Beth doesn’t know when she will see her children again
BETH Alexander, the Manchester mother involved in a bitter custody battle with her Viennese husband, does not know when she will see her four-year-old twins again.
Beth has been allowed access to Sammy and Benji for six hours each Tuesday and on alternate Sundays — when her husband, Michael, who has custody, has not cancelled the visits. The handover has to be supervised at an official centre.
Now the centre is no longer prepared to continue the arrangement and, with Dr Schlesinger rejecting suggested alternative methods, Beth’s brief period with the twins on Tuesday could be the last for some time.
She said: “As I handed my children over at 5pm today, I hugged them and kissed them, not knowing when I will ever see them again.
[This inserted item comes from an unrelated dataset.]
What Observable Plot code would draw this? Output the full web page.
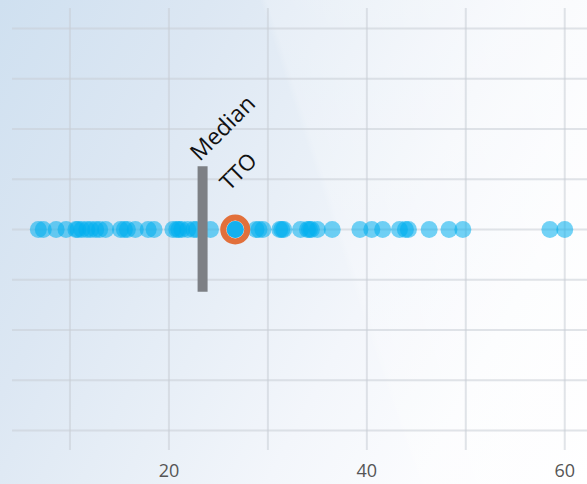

The last official visit at the centre was last Tuesday (January 28) but as a gesture of ‘goodwill’ (at 44 Euros) the centre agreed to supervise one last handover today.
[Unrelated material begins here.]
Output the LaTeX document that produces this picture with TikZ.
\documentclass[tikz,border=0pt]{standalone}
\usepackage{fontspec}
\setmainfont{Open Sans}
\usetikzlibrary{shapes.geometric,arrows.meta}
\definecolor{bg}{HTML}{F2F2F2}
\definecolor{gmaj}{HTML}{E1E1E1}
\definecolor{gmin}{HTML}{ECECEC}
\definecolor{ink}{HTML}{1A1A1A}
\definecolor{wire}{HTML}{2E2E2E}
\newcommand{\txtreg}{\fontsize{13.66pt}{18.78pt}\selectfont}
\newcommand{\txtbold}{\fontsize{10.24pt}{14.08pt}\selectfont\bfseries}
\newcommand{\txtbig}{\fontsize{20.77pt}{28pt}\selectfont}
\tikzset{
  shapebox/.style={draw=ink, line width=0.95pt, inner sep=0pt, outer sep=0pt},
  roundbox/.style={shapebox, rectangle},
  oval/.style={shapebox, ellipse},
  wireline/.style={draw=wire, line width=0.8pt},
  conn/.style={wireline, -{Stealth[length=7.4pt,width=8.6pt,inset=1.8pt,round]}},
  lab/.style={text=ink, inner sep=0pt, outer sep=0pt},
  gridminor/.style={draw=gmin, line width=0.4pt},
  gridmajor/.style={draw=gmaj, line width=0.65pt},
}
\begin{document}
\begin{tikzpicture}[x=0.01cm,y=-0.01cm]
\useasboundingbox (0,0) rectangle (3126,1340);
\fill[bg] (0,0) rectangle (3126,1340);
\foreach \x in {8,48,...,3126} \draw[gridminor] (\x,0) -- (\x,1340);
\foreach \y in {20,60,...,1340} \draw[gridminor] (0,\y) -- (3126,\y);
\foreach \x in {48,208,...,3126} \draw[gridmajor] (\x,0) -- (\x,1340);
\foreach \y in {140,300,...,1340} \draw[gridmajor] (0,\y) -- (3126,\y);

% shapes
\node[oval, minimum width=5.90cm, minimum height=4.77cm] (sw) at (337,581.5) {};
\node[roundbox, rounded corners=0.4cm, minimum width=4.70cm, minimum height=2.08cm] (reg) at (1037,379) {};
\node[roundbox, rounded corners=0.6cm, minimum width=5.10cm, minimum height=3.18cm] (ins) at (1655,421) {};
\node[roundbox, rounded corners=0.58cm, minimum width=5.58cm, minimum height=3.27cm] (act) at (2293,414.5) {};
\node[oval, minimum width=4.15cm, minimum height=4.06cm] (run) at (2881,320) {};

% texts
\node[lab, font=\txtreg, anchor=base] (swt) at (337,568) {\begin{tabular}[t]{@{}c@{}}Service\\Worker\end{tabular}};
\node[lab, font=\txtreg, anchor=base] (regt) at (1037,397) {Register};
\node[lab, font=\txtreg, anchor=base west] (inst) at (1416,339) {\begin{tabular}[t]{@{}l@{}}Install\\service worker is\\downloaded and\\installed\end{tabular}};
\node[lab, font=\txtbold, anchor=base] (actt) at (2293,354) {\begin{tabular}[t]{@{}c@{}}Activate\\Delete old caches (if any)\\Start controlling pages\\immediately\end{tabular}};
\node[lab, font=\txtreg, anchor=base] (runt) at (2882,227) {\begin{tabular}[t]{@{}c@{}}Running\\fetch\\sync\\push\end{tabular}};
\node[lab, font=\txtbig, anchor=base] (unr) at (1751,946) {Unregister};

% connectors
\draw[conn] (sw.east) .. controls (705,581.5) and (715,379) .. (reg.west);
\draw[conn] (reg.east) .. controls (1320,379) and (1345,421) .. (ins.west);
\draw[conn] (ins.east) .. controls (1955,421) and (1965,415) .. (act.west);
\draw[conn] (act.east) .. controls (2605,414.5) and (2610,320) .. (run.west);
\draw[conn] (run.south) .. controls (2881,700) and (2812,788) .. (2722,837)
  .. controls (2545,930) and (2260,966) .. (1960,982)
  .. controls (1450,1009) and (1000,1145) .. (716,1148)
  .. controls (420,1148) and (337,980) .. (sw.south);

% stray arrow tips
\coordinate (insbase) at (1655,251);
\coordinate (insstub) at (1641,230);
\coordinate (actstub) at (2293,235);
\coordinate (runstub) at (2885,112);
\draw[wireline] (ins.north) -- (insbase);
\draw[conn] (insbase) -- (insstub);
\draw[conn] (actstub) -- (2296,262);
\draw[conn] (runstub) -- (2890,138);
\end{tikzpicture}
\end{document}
“I should legally have had a visit on Sunday too but the centre were unable to do it and the father wouldn’t agree to any alternative.”
Beth added that it could take months until any new decisions are taken.
She said that Dr Schlesinger had refused every suggestion put to him, including offers to supervise the handovers by Austrian Chief Rabbi Paul Eisenberg and Rabbi Shlomo Hofmeister. She went on: “His lawyer wrote to the kindergarten last week banning them from speaking to me or even sharing any information about the children’s progress or welfare with me.”
Beth, who was recently refused permission to appeal to the Supreme Court, is fighting to have the case reopened.
She said sadly last night: “Over the past two and a half years, I have spent thousands of hours (almost four hours travel time each visit) as well as thousands of Euros on these visits.
“Access to my children has been made as burdensome as possible for me and as stressful as possible for the children (almost two hours on public transport) and contact broken on every possible occasion under every pretext, sometimes no excuse at all.
“Despite all that, our mother-child bond is far from broken. When will I see my precious children again? When will Sammy and Benji be with their ‘Mama’ again?”